Mi Baroja también es británico porque enseñé algunas de sus novelas durante los años que trabajé como profesor en aquel país. Don Pío no era tan popular entre los estudiantes ingleses de Hispánicas como lo eran el Lorca del Romancero gitano o el Unamuno de Niebla. Pero sí ejercía una peculiar atracción sobre algunos de ellos, especialmente cuando leíamos El árbol de la ciencia (1914). Aquella novela daba pie a debates en clase sobre la relación entre la ciencia y la vida, o entre el concepto de "Europa" y las culturas nacionales de cada país -tema fundamental en aquellos años en que ya se planteaba el referéndum del Brexit-; o sobre la compleja dialéctica entre intelectuales y pueblo. Muchos estudiantes se apoyaban en los análisis de hispanistas como Anthony M. Zahareas y C. A. Longhurst, cuyas obras encontraban en la biblioteca de la facultad. También había lecturas más creativas: una chica especialmente brillante escribió un trabajo sobre los distintos tipos de ennui que encarnaban los protagonistas de El árbol de la ciencia, Madame Bovary, El extranjero y La náusea.

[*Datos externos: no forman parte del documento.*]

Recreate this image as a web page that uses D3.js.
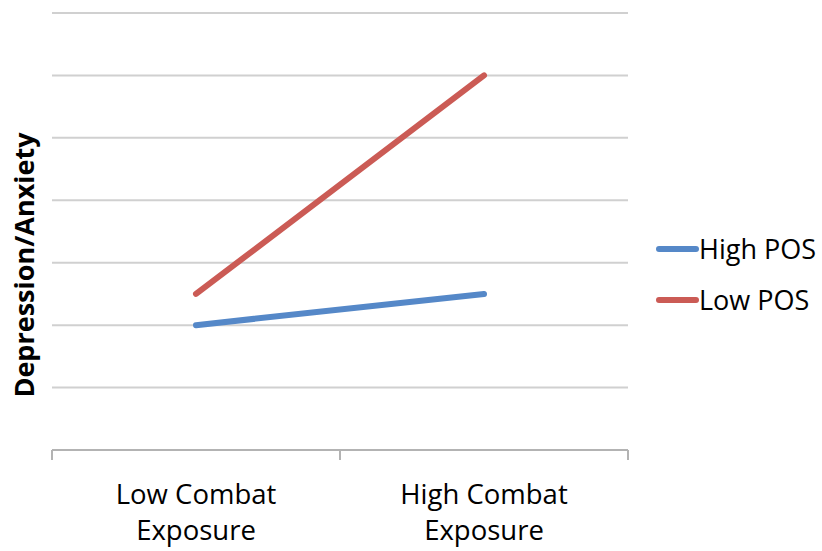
<!DOCTYPE html>
<html>
<head>
<meta charset="utf-8">
<script src="https://cdn.jsdelivr.net/npm/d3@7"></script>
<style>
  html, body { margin: 0; padding: 0; background: #fff; }
  svg { display: block; }
  text { font-family: "Open Sans", sans-serif; fill: #000; }
</style>
</head>
<body>
<svg id="chart" width="822" height="551"></svg>
<script>
const categories = [["Low Combat", "Exposure"], ["High Combat", "Exposure"]];
const categoryKeys = ["Low Combat Exposure", "High Combat Exposure"];
const seriesNames = ["High POS", "Low POS"];
const highPOS = [2, 2.5];
const lowPOS = [2.5, 6];
const gridValues = [1, 2, 3, 4, 5, 6, 7];
const yTitle = "Depression/Anxiety";

const colors = ["#5588C8", "#CB5B55"];
const seriesValues = [highPOS, lowPOS];

const svg = d3.select("#chart");
const plotLeft = 52, plotRight = 628, plotTop = 13, plotBottom = 450;

const x = d3.scaleBand().domain(categoryKeys).range([plotLeft, plotRight]).paddingInner(0).paddingOuter(0);
const y = d3.scaleLinear().domain([0, 7]).range([plotBottom, plotTop]);

// gridlines
svg.append("g").selectAll("line").data(gridValues).join("line")
  .attr("x1", plotLeft).attr("x2", plotRight)
  .attr("y1", d => y(d)).attr("y2", d => y(d))
  .attr("stroke", "#d0d0d0").attr("stroke-width", 2);

// x axis
svg.append("line").attr("x1", plotLeft).attr("x2", plotRight)
  .attr("y1", plotBottom).attr("y2", plotBottom)
  .attr("stroke", "#b3b3b3").attr("stroke-width", 2);
const tickXs = categoryKeys.map(c => x(c)).concat([x(categoryKeys[categoryKeys.length - 1]) + x.bandwidth()]);
svg.append("g").selectAll("line").data(tickXs).join("line")
  .attr("x1", d => d).attr("x2", d => d)
  .attr("y1", plotBottom).attr("y2", plotBottom + 10)
  .attr("stroke", "#b3b3b3").attr("stroke-width", 2);

// category labels
const labels = svg.append("g").selectAll("text").data(categories).join("text")
  .attr("text-anchor", "middle")
  .attr("font-size", 27.5)
  .attr("fill", "#000");
labels.each(function(d, i) {
  const cx = x(categoryKeys[i]) + x.bandwidth() / 2;
  const t = d3.select(this);
  d.forEach((line, j) => {
    t.append("tspan").attr("x", cx).attr("y", 504 + j * 36).text(line);
  });
});

// lines
const lineGen = d3.line()
  .x((d, i) => x(categoryKeys[i]) + x.bandwidth() / 2)
  .y(d => y(d));
svg.append("g").selectAll("path").data(seriesValues).join("path")
  .attr("d", d => lineGen(d))
  .attr("fill", "none")
  .attr("stroke", (d, i) => colors[i])
  .attr("stroke-width", 6)
  .attr("stroke-linecap", "round")
  .attr("stroke-linejoin", "round");

// y title
svg.append("text")
  .attr("transform", "translate(34,265) rotate(-90)")
  .attr("text-anchor", "middle")
  .attr("font-size", 27)
  .attr("font-weight", "bold")
  .text(yTitle);

// legend
const legend = svg.append("g").selectAll("g").data(seriesNames).join("g")
  .attr("transform", (d, i) => `translate(0, ${249 + i * 51})`);
legend.append("line")
  .attr("x1", 659).attr("x2", 696).attr("y1", 0).attr("y2", 0)
  .attr("stroke", (d, i) => colors[i]).attr("stroke-width", 6)
  .attr("stroke-linecap", "round");
legend.append("text")
  .attr("x", 699).attr("y", 10)
  .attr("font-size", 27)
  .text(d => d);
</script>
</body>
</html>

Más allá de lo que comentábamos en clase, recuerdo que algunos estudiantes parecían conectar especialmente bien con la figura del protagonista, Andrés Hurtado. Muchos de ellos destacaban en sus trabajos la dificultad de Hurtado para vivir, y terminé pensando que veían en aquel conflicto algún reflejo de sí mismos. Recuerdo, por ejemplo, a un estudiante muy tímido e inteligente que escribió acerca del intelectualismo del protagonista, y por qué esto no era una ventaja sino más bien una maldición que contribuía a su trágico aislamiento. Poco después de leer aquel trabajo vi por casualidad al estudiante en cuestión desde la ventana de mi despacho. Caminaba cabizbajo entre los edificios del campus de Humanidades, algunos pasos por detrás del resto de sus compañeros.
No sigo en contacto con ninguno de mis antiguos estudiantes. Ni siquiera sigo viviendo en Inglaterra. Pero quiero pensar que alguno de ellos aún recuerda lo que sintió al leer aquellas páginas, del mismo modo que yo recuerdo lo que escribieron y dijeron en nuestra asignatura. Esos recuerdos son la verdadera obra de Baroja. Del mío, al menos.